Mamíferos marinhos (baleias de Bryde e golfinhos pintados) encontram refúgio e se alimentam no arquipélago. A maioria das 150 espécies de peixes identificadas é associada ao fundo rochoso. Estão presentes as cinco espécies de tartarugas marinhas existentes no Brasil.
São conhecidas em Alcatrazes centenas de espécies de plantas e de animais. Nesse meio, pererecas, cobras, lagartos, aranhas, centopéias, insetos, uma bela variedade de orquídea e a flor rainha-do-abismo, evoluindo isolados do continente nos últimos 10 mil anos, tornaram-se espécies únicas no mundo.
Alcatrazes serve de local para pouso e forrageamento de aves migratórias, como os maçaricos e batuíras e para a sobrevivência de aves protegidas por acordos internacionais, destacando-se o falcão-peregrino. O arquipélago consiste ainda de um único porto -proporcionando abrigo longe da costa, entre Ilhabela e Bertioga, para pescadores profissionais e a comunidade náutica.
O conjunto de razões ambientais justifica a preservação efetiva do arquipélago, mas a criação do parque marinho enfrenta a pressão da Marinha, interessada em manter a raia de tiro construída há 15 anos. Ignora-se que os atobás e gaivotões nidificam igualmente na face nordeste do Saco do Funil (onde estão pintados os alvos), como comprovado na ação pública em curso, transformando-os em vítimas a cada bombardeio.
O perito judicial, biólogo, durante um exercício, observou que ``o som proveniente dos disparos provoca o esvoaçamento das aves da ilha, principalmente de fragatas".
Mas a Marinha leva observadores sem prática que, distantes mais de um quilômetro, ficam na mesma situação relatada no livro ``Paratii", em que o piloto de um helicóptero argentino é incapaz de perceber o desespero de Amyr Klink no solo, assistindo centenas de pinguins assustados abandonarem seus ninhos, expondo os ovos a predadores.
Além da tese inverossímil, aventada pela Marinha, de que os bombardeios não causam dano, podendo conviver com a conservação ambiental, o que nos indigna é assistirmos uma força militar infringir impunemente a lei.

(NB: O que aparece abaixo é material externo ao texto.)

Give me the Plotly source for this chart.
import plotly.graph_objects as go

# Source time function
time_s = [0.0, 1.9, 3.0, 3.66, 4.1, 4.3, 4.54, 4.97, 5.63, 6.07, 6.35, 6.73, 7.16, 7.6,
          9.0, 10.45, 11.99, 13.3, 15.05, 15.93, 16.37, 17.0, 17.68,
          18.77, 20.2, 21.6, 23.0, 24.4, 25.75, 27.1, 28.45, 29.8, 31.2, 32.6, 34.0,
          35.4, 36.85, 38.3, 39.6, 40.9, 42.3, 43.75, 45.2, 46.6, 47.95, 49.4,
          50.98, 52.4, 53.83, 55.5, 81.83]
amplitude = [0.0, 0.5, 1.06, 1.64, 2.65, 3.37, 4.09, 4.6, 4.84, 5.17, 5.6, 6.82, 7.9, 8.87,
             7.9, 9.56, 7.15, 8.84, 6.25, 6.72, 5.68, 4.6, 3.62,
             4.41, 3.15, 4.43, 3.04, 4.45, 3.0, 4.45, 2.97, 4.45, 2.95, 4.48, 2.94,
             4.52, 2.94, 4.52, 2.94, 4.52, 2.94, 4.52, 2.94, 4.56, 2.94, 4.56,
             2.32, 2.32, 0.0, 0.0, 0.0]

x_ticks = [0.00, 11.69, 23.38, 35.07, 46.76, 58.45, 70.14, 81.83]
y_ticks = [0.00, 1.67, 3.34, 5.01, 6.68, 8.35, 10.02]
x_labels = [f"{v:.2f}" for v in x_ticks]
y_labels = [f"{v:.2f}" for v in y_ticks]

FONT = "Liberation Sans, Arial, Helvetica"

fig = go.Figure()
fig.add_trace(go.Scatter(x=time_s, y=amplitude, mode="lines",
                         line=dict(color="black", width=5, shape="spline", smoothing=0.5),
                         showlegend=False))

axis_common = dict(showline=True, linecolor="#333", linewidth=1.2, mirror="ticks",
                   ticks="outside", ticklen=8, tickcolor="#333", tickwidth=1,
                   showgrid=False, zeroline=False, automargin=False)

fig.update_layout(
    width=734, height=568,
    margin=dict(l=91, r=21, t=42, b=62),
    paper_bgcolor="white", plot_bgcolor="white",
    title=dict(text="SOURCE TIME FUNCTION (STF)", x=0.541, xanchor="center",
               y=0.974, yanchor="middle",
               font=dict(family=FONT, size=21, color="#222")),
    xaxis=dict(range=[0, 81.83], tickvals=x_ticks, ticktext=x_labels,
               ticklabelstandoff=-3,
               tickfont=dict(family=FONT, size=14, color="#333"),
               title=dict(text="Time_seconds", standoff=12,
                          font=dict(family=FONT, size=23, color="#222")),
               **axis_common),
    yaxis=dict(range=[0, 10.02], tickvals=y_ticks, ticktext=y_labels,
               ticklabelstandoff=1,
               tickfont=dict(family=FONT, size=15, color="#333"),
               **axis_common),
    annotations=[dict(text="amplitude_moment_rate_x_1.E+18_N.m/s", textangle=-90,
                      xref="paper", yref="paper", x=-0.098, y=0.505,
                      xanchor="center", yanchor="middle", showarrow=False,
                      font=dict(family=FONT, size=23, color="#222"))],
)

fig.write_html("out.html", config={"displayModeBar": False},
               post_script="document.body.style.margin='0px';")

A responsabilidade intrínseca dessa subordinação é uma questão de cidadania.
A Estação Ecológica Tupinambás, estabelecida em quatro conjuntos insulares de Alcatrazes, possui uma de suas áreas situada no meio do ``Setor de Abertura de Fogo", onde as lajes Dupla e Singela são denominadas alvos 8 e 9, ou seja, desde 1986, quando foi criada, a estação é bombardeada. Toda a região, protegida legalmente, não poderia ter sua biota afetada.

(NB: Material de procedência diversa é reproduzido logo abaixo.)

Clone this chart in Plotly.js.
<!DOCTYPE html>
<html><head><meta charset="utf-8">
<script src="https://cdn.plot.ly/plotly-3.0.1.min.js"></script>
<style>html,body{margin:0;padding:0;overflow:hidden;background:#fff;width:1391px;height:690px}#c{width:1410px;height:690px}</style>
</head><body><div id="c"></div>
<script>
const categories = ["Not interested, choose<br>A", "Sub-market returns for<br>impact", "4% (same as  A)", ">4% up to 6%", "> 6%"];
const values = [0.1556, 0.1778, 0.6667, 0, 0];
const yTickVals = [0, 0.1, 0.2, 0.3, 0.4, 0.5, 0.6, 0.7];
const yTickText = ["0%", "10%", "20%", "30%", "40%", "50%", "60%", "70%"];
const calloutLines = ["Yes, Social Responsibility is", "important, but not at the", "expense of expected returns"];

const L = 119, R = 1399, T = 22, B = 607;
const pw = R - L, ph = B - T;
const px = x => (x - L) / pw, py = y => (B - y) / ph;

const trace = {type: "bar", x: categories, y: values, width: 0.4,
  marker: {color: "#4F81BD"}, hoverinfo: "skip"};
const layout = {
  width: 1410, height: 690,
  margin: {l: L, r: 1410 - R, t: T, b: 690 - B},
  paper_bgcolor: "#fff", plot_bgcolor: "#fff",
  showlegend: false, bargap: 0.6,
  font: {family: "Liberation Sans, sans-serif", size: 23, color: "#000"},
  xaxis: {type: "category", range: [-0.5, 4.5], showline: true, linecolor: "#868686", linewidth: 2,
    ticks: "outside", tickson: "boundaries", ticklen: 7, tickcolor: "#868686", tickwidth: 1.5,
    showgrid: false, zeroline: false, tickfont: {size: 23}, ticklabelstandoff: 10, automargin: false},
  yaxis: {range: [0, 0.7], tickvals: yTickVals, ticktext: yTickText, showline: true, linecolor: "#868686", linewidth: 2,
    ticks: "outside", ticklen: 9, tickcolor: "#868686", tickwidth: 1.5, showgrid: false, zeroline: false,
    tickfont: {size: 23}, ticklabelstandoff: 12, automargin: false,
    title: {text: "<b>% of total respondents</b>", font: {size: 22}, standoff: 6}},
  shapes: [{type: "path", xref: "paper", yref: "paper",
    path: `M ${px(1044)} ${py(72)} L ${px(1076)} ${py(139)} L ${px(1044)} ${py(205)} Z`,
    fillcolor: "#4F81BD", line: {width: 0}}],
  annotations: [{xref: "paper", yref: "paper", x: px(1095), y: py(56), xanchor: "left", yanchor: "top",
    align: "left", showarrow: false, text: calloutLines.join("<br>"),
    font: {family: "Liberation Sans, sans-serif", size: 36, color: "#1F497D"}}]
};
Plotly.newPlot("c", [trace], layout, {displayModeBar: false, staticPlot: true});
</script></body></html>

As construções militares no Pico Boa Vista e a instalação de alvos na encosta, com os bombardeios provocando incêndios, acarretaram a supressão da vegetação, agredindo frontalmente o Código Florestal, datado de 1965.

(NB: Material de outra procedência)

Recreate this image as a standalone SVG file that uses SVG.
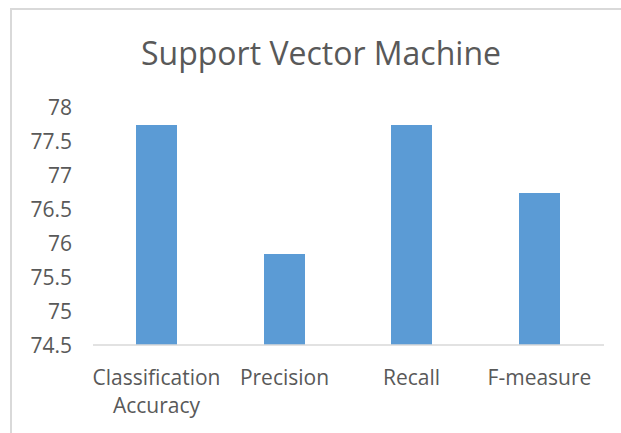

Por constituir sítio de valor paisagístico notável e de ter sua gênese comum à da Serra do Mar, acrescido ao fato de ser de uso imemorial do Estado de São Paulo, as ilhas foram objeto de tombamento pela resolução 40/85 do Condephaat, que está sendo descumprida, assim como é ignorado que a Constituição considera a zona costeira e a Mata Atlântica como patrimônio nacional.
O arquipélago está situado em plena plataforma continental, antes do talude, sendo portanto costeiro e sob jurisdição do município de São Sebastião -que o protegeu por lei específica, configurando uma Área de Proteção Ambiental (APA Alcatrazes).
A resolução Conama 001/86 e a Constituição Federal determinam como indispensável a elaboração de Estudo de Impacto Ambiental (EIA/Rima) em atividades potencialmente degradadoras, o que não foi obedecido pela Marinha do Brasil, que tem pairado acima dessas e outras disposições legais.
Razões militares não podem comprometer a importante e sublime diversidade da vida. A França, com os atuais testes nucleares no atol de Mururoa, demonstra lamentavelmente que não é um país sério. Nem fraterno. A Marinha do Brasil tem a responsabilidade de, sintonizada com objetivos de paz, buscar alternativas para seus treinamentos atendendo a Convenção da Biodiversidade referendada pelo Congresso Nacional.